Более сдержанно Кузнецов высказывается о Кнопмусе — немце, родившемся в Петербурге и возглавлявшем у забастовщиков «отдел пропаганды». Однако ретроспективный взгляд на события показывает, что деятельность Кнопмуса во время восстания была наиболее революционной и антисоветской. «Пропаганда» Кнопмуса включала в себя выпуск и распространение листовок (они предназначались для «вольного» населения и разбрасывались с помощью воздушных змеев), выпуск стенгазет для лагерников и, что самое необычное, радиовыступления с помощью самодельного передатчика.
Если учесть, что власти в первые же дни забастовки отключили в лагере электричество, эту радиостанцию следует назвать не средством распространения бравады, а большим техническим достижением.

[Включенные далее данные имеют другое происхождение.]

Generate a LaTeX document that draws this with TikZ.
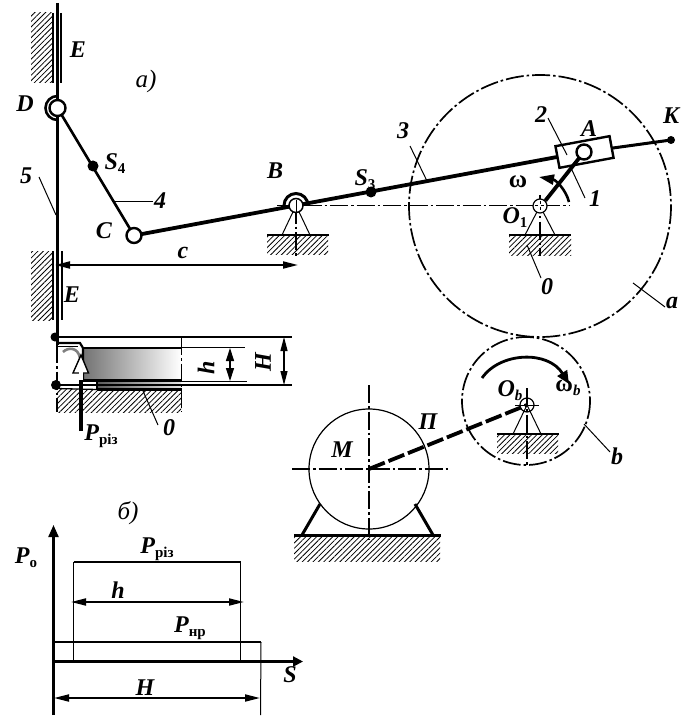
\documentclass[tikz,border=0pt]{standalone}
\usepackage{fontspec}
\setmainfont{Liberation Serif}
\usetikzlibrary{arrows.meta,patterns.meta}
\newcommand{\lowtxt}[2]{#1\raisebox{-4pt}{\fontsize{15}{15}\selectfont #2}}
\newcommand{\lowup}[2]{#1\raisebox{-4pt}{\upshape\fontsize{15}{15}\selectfont #2}}
\tikzset{
  lbl/.style={font=\bfseries\itshape\fontsize{24}{24}\selectfont,inner sep=0pt},
  ttl/.style={font=\itshape\fontsize{25}{25}\selectfont,inner sep=0pt},
  joint/.style={circle,draw,fill=white,line width=2.4pt,minimum size=13pt,inner sep=0pt},
  blob/.style={circle,fill=black,minimum size=11pt,inner sep=0pt},
  rod/.style={line width=3.8pt},
  thinline/.style={line width=1pt},
  midline/.style={line width=2.6pt},
  axisline/.style={line width=1.5pt,dash pattern=on 18pt off 3pt on 2.5pt off 3pt},
  hatched/.style={pattern={Lines[angle=45,distance=3.8pt,line width=0.8pt]}},
  dimline/.style={line width=1.8pt,{Triangle[length=15pt,width=7pt]}-{Triangle[length=15pt,width=7pt]}},
}
\begin{document}
\begin{tikzpicture}[x=1pt,y=-1pt]
\useasboundingbox (0,0) rectangle (696,719);
\path (57.5,108) coordinate (D);
\path (134,235.5) coordinate (C);
\path (93,166) coordinate (S4);
\path (296,205.5) coordinate (B);
\path (371,192) coordinate (S3);
\path (584,152) coordinate (A);
\path (671,140) coordinate (K);
\path (540,206) coordinate (O1);
\path (526,401) coordinate (bc);
\path (527,405) coordinate (Ob);
\path (369,469) coordinate (M);

\fill[hatched] (31,13) rectangle (52,83);
\fill[hatched] (31,251) rectangle (53,320);
\path (57.5,3) coordinate (sl1);
\path (57.5,345) coordinate (sl2);
\draw[midline] (sl1) -- (sl2);
\draw[line width=1.6pt] (53,13) -- (53,83);
\draw[line width=1.6pt] (61,13) -- (61,83);
\draw[line width=1.6pt] (53,251) -- (53,320);
\draw[line width=1.6pt] (62,251) -- (62,320);
\draw[midline] (D) ++(0,-12) arc[start angle=270,end angle=90,radius=12];

\draw[midline] (D) -- (C);
\draw[rod] (C) -- (A);
\draw[midline,line width=3pt] (A) -- (K);

\path (267,235) coordinate (Bb1);
\path (329,235) coordinate (Bb2);
\path (282,235) coordinate (Bt1);
\path (310,235) coordinate (Bt2);
\fill[hatched] (267,236) rectangle (328,254);
\draw[midline] (Bb1) -- (Bb2);
\draw[thinline] (Bt1) -- (B) -- (Bt2);
\path (296,258) coordinate (Bv);
\draw[axisline] (B) -- (Bv);
\path (277,205.5) coordinate (hl1);
\path (570,205.5) coordinate (hl2);
\draw[axisline] (hl1) -- (hl2);
\draw[midline,line width=3pt] (B) ++(-12,0) arc[start angle=180,end angle=360,radius=12];
\path (B) node[joint,minimum size=14pt,line width=1.5pt] (Bj){};
\path (296,200) coordinate (Bv0);
\path (296,212) coordinate (Bv1);
\draw[line width=1pt] (Bv0) -- (Bv1);

\path (509,235) coordinate (Ob1);
\path (571,235) coordinate (Ob2);
\path (525,235) coordinate (Ot1);
\path (555,235) coordinate (Ot2);
\fill[hatched] (509,236) rectangle (571,255);
\draw[midline] (Ob1) -- (Ob2);
\draw[thinline] (Ot1) -- (O1) -- (Ot2);
\path (540,195) coordinate (Ov1);
\path (540,256) coordinate (Ov2);
\draw[axisline,line width=1.2pt] (Ov1) -- (Ov2);
\path (O1) node[circle,draw,fill=white,line width=1.2pt,minimum size=14pt,inner sep=0pt] (O1j){};
\path (540,201) coordinate (O1a);
\path (540,211) coordinate (O1b);
\draw[thinline,dashed] (O1a) -- (O1b);
\path (534.5,206) coordinate (O1c);
\path (545.5,206) coordinate (O1d);
\draw[thinline,dashed] (O1c) -- (O1d);
\path (569,202) coordinate (wa1);
\path (539,177) coordinate (wa2);
\draw[midline,-{Triangle[length=15pt,width=10pt]}] (wa1) .. controls (566,190) and (556,180) .. (wa2);

\path (584.5,152) node[draw,fill=white,line width=2.4pt,minimum width=55pt,minimum height=22pt,rotate=10.5,inner sep=0pt] (sld){};
\path (O1j.45) coordinate (crk);
\draw[rod] (crk) -- (A);
\path (A) node[joint,minimum size=15pt] (Aj){};
\path (K) node[circle,fill=black,minimum size=8pt,inner sep=0pt] (Kj){};
\path (C) node[joint,minimum size=15pt] (Cj){};
\path (D) node[joint,minimum size=16pt] (Dj){};
\path (S4) node[blob] (S4j){};
\path (S3) node[blob] (S3j){};

\draw[axisline,line width=1.7pt] (O1) circle[radius=131];
\draw[axisline,line width=1.7pt] (bc) circle[radius=64];

\path (55,265) coordinate (c1);
\path (298,265) coordinate (c2);
\draw[dimline] (c1) -- (c2);
\path (146,81) node[ttl] (lba){\textit{a})};
\path (78,50) node[lbl] (lbE1){E};
\path (25,104) node[lbl] (lbD){D};
\path (115,164) node[lbl] (lbS4){\lowup{S}{4}};
\path (26,176) node[lbl] (lb5){5};
\path (39,177) coordinate (l5a);
\path (56,215) coordinate (l5b);
\draw[thinline] (l5a) -- (l5b);
\path (160,201) node[lbl] (lb4){4};
\path (113,202) coordinate (l4a);
\path (153,202) coordinate (l4b);
\draw[thinline] (l4a) -- (l4b);
\path (104,231) node[lbl] (lbC){C};
\path (183,253) node[lbl] (lbc){c};
\path (72,295) node[lbl] (lbE2){E};
\path (275,171) node[lbl] (lbB){B};
\path (365,180) node[lbl] (lbS3){\lowup{S}{3}};
\path (403,131) node[lbl] (lb3){3};
\path (410,146) coordinate (l3a);
\path (427,181) coordinate (l3b);
\draw[thinline] (l3a) -- (l3b);
\path (541,115) node[lbl] (lb2){2};
\path (548,118) coordinate (l2a);
\path (567,155) coordinate (l2b);
\draw[thinline] (l2a) -- (l2b);
\path (589,129) node[lbl] (lbA){A};
\path (671,116) node[lbl] (lbK){K};
\path (518,182) node[lbl,font=\bfseries\fontsize{25}{25}\selectfont] (lbw){ω};
\path (595,199) node[lbl] (lb1){1};
\path (585,198) coordinate (l1a);
\path (571,168) coordinate (l1b);
\draw[thinline] (l1a) -- (l1b);
\path (515,218) node[lbl] (lbO1){\lowup{O}{1}};
\path (547,287) node[lbl] (lb0a){0};
\path (527,245) coordinate (l0a);
\path (541,278) coordinate (l0b);
\draw[thinline] (l0a) -- (l0b);
\path (672,303) node[lbl] (lbaa){a};
\path (633,283) coordinate (laa);
\path (665,307) coordinate (lab);
\draw[thinline] (laa) -- (lab);

\path (53,337) coordinate (T1);
\path (292,337) coordinate (T2);
\path (53,385) coordinate (U1);
\path (292,385) coordinate (U2);
\fill[hatched] (57,389) rectangle (181,412);
\shade[left color=black!55,right color=white] (83,349) rectangle (181,380);
\shade[left color=black!65,right color=black!10] (97,381) rectangle (181,389);
\draw[midline] (T1) -- (T2);
\draw[midline] (U1) -- (U2);
\path (83,348) coordinate (w1);
\path (182,348) coordinate (w2);
\path (83,380.5) coordinate (w3);
\path (182,380.5) coordinate (w4);
\draw[midline,line width=2.2pt] (w1) -- (w2);
\draw[midline] (w3) -- (w4);
\path (97,389.5) coordinate (w5);
\path (182,389.5) coordinate (w6);
\draw[midline,line width=2.2pt] (w5) -- (w6);
\path (97,381) coordinate (w7);
\draw[midline,line width=2.2pt] (w7) -- (w5);
\path (56,388.5) coordinate (w8);
\draw[line width=1.3pt] (w8) -- (w5);
\path (56,343) coordinate (p1);
\path (80,343) coordinate (p2);
\path (56,346) coordinate (p3);
\path (78,346) coordinate (p4);
\draw[midline,line width=2.2pt] (p1) -- (p2) -- (w1) -- (w3);
\draw[thinline] (p3) -- (p4);
\path (57,345) coordinate (v1a);
\path (57,412) coordinate (v1b);
\path (181.5,337) coordinate (v2a);
\path (181.5,412) coordinate (v2b);
\draw[axisline] (v1a) -- (v1b);
\draw[axisline] (v2a) -- (v2b);
\path (T1) ++(2,0) node[circle,fill=black,minimum size=9pt,inner sep=0pt] (Tj){};
\path (U1) ++(3,0) node[circle,fill=black,minimum size=10pt,inner sep=0pt] (Uj){};
\path (63,352) coordinate (g1);
\path (80,358) coordinate (g2);
\draw[line width=2.6pt,black!50] (g1) .. controls (68,347) and (78,347) .. (g2);
\path (81,431) coordinate (P0);
\path (81,380) coordinate (P1);
\path (81,355) coordinate (P2);
\draw[line width=3.8pt] (P0) -- (P1);
\path (73,373) coordinate (Pa);
\path (88.5,373) coordinate (Pb);
\draw[fill=white,line width=1.4pt] (P2) -- (Pa) -- (Pb) -- cycle;
\path (81,372) coordinate (Pc);
\draw[line width=4pt,white] (P1) -- (Pc);
\path (101,436) node[lbl] (lbP){\lowup{P}{різ}};
\path (169,428) node[lbl] (lb0b){0};
\path (143,391) coordinate (l0c);
\path (158,425) coordinate (l0d);
\draw[thinline] (l0c) -- (l0d);
\path (182,347.5) coordinate (h1a);
\path (245,347.5) coordinate (h1b);
\path (182,381) coordinate (h2a);
\path (247,381) coordinate (h2b);
\draw[thinline] (h1a) -- (h1b);
\draw[thinline] (h2a) -- (h2b);
\path (230,348) coordinate (h3);
\path (230,381) coordinate (h4);
\draw[dimline,line width=1.2pt,{Triangle[length=13pt,width=8pt]}-{Triangle[length=13pt,width=8pt]}] (h3) -- (h4);
\path (284,337) coordinate (H3);
\path (284,385) coordinate (H4);
\draw[dimline,line width=1.2pt,{Triangle[length=14pt,width=7pt]}-{Triangle[length=14pt,width=7pt]}] (H3) -- (H4);
\path (206,368) node[lbl,rotate=90] (lbh){h};
\path (263,362) node[lbl,rotate=90] (lbH){H};

\path (292,469) coordinate (Mh1);
\path (448,469) coordinate (Mh2);
\path (369,385) coordinate (Mv1);
\path (369,540) coordinate (Mv2);
\fill[hatched] (294,536) rectangle (440,561);
\draw[line width=1.2pt] (M) circle[radius=60];
\draw[axisline] (Mh1) -- (Mh2);
\draw[axisline] (Mv1) -- (Mv2);
\path (294,535) coordinate (Mb1);
\path (441,535) coordinate (Mb2);
\draw[midline,line width=3pt] (Mb1) -- (Mb2);
\path (302,535) coordinate (Ml1);
\path (320,504) coordinate (Ml2);
\path (433,535) coordinate (Mr1);
\path (415,504) coordinate (Mr2);
\draw[midline,line width=3pt] (Ml1) -- (Ml2);
\draw[midline,line width=3pt] (Mr1) -- (Mr2);
\draw[line width=3.8pt,dash pattern=on 17pt off 4pt] (M) -- (Ob);

\path (497,434) coordinate (Oc1);
\path (559,434) coordinate (Oc2);
\path (513,434) coordinate (Od1);
\path (541,434) coordinate (Od2);
\fill[hatched] (497,435) rectangle (558,453);
\draw[midline] (Oc1) -- (Oc2);
\draw[thinline] (Od1) -- (Ob) -- (Od2);
\path (Ob) node[circle,draw,line width=1.2pt,minimum size=14pt,inner sep=0pt] (Obj){};
\path (527,388) coordinate (Ov3);
\path (527,465) coordinate (Ov4);
\draw[axisline,line width=1.4pt] (Ov3) -- (Ov4);
\path (515,405) coordinate (Oh1);
\path (539,405) coordinate (Oh2);
\draw[thinline] (Oh1) -- (Oh2);
\path (482,378) coordinate (ab1);
\path (569,384) coordinate (ab2);
\draw[midline,line width=2.8pt,-{Triangle[length=13pt,width=11pt]}] (ab1) .. controls (500,352) and (548,350) .. (ab2);
\path (342,450) node[lbl] (lbM){M};
\path (428,422) node[lbl] (lbPi){П};
\path (510,391) node[lbl] (lbOb){\lowtxt{O}{b}};
\path (568,388) node[lbl] (lbwb){\textbf{\upshape ω}\lowtxt{}{b}};
\path (617,456) node[lbl] (lbb){b};
\path (584,424) coordinate (lb1a);
\path (610,452) coordinate (lb1b);
\draw[thinline] (lb1a) -- (lb1b);

\path (128,513) node[ttl] (lbbb){б)};
\path (53.5,715) coordinate (ax1);
\path (53.5,525) coordinate (ax2);
\path (53.5,661.5) coordinate (ax3);
\path (303,661.5) coordinate (ax4);
\draw[midline,line width=2.2pt,-{Triangle[length=12pt,width=10pt]}] (ax1) -- (ax2);
\draw[midline,line width=2.2pt,-{Triangle[length=10pt,width=10pt]}] (ax3) -- (ax4);
\path (73.5,562) coordinate (r1);
\path (240.5,562) coordinate (r2);
\path (73.5,661.5) coordinate (r3);
\path (240.5,661.5) coordinate (r4);
\draw[thinline] (r3) -- (r1);
\draw[thinline] (r4) -- (r2);
\draw[midline,line width=2pt] (r1) -- (r2);
\path (71,602) coordinate (hd1);
\path (244,602) coordinate (hd2);
\draw[dimline] (hd1) -- (hd2);
\path (53.5,642) coordinate (n1);
\path (261,642) coordinate (n2);
\path (260.5,715) coordinate (n3);
\draw[midline,line width=1.8pt] (n1) -- (n2);
\draw[thinline] (n2) -- (n3);
\path (54,698) coordinate (Hd1);
\path (260,698) coordinate (Hd2);
\draw[dimline] (Hd1) -- (Hd2);
\path (26,558) node[lbl] (lbPo){\lowup{P}{о}};
\path (157,549) node[lbl] (lbPr){\lowup{P}{різ}};
\path (118,590) node[lbl] (lbh2){h};
\path (190,628) node[lbl] (lbPn){\lowup{P}{нр}};
\path (145,688) node[lbl] (lbH2){H};
\path (290,675) node[lbl] (lbS){S};
\end{tikzpicture}
\end{document}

Первым делом зэки соорудили «гидроэлектростанцию», работавшую от водопроводного крана. Мотор переделали в генератор, и он начал вырабатывать достаточно электричества, чтобы питать внутрилагерную телефонную систему и радиопередатчик, который сконструировали из деталей рентгеноаппарата, лечебной аппаратуры УВЧ и киноустановки.
За несколько дней в лагере появились постоянные дикторы, которые регулярно выходили в эфир с последними известиями и другими передачами, предназначенными не только заключенным, но и охране и даже «вольному» населению. В архивах МВД сохранилась стенограмма одного из радиообращений к солдатам, с которым заключенные выступили спустя месяц после начала забастовки, когда запасы продовольствия начали подходить к концу:
«Солдаты! Мы не боимся вас и просим не заходить к нам в зону, не стреляйте в нас, не поддавайтесь бериевской банде. Мы их не боимся, так как не боимся смерти. Нам лучше умереть с голоду в лагере, чем сдаться бериевской банде. Не пачкайте свои руки пятнами крови, которую имеют на своих руках офицеры»[1717]
.Между тем Кузнецов организовал раздачу еды, которую готовили лагерницы. Все заключенные получали одинаковые порции (привилегий для придурков не было), но по мере того как склады пустели эти порции уменьшались. Добровольцы убирали в бараках, стирали, обеспечивали охрану. Н. Кекушев отмечает в мемуарах, что «в столовой соблюдалась чистота и поддерживался порядок». В обычном режиме работали баня и санчасть, хотя ни медикаментов, ни прочего, в чем возникала потребность, извне не поступало.
Заключенные не забывали и о развлечениях. Согласно одним мемуарам,
«среди заключенных оказался представитель графской семьи — граф Бобринский. Он быстро открыл „кафе“; бросал что-то в воду, вода шипела, и заключенные в жаркие дни с удовольствием пили этот напиток и очень смеялись, а граф Бобринский сидел в углу „кафе“ с гитарой и пел старинные романсы»[1718]
.Читались лекции, давались концерты. Самодеятельная драматическая труппа готовила спектакль. «Главный пророк» одной религиозной секты, разнополые члены которой после разрушения стены начали молиться вместе, предрек, что его последователи очень скоро живыми вознесутся на небо. Несколько дней сектанты, ожидая этого, просидели на казенных матрасах в центре зоны. Увы, ничего не произошло.
Было довольно много молодоженов, которых соединяли брачными узами заключенные священники из Прибалтики и с Украины. Некоторые поженились раньше, стоя по разные стороны лагерной стены, и теперь впервые увидели друг друга. Хотя мужчины и женщины общались свободно, все писавшие о забастовке сходятся на том, что к женщинам не приставали, их не обижали и не насиловали, как часто бывало в лагерях.
Разумеется, сочинялись песни. В их числе был гимн на украинском языке, который часто пели все 13 500 заключенных. Рефрен был такой:
В одном месте гимна упоминалась «братня кров Воркуты и Норильска, Колымы и Кингира».
«Это было замечательное время, — вспоминала Ирена Аргинская сорок пять лет спустя. — Я никогда, ни до, ни после не чувствовала себя такой свободной».
Однако недобрые предчувствия давали о себе знать. Любовь Бершадская писала:
«Никто не знал и даже не думал о том, что нас ждет, все бессознательно, безотчетно».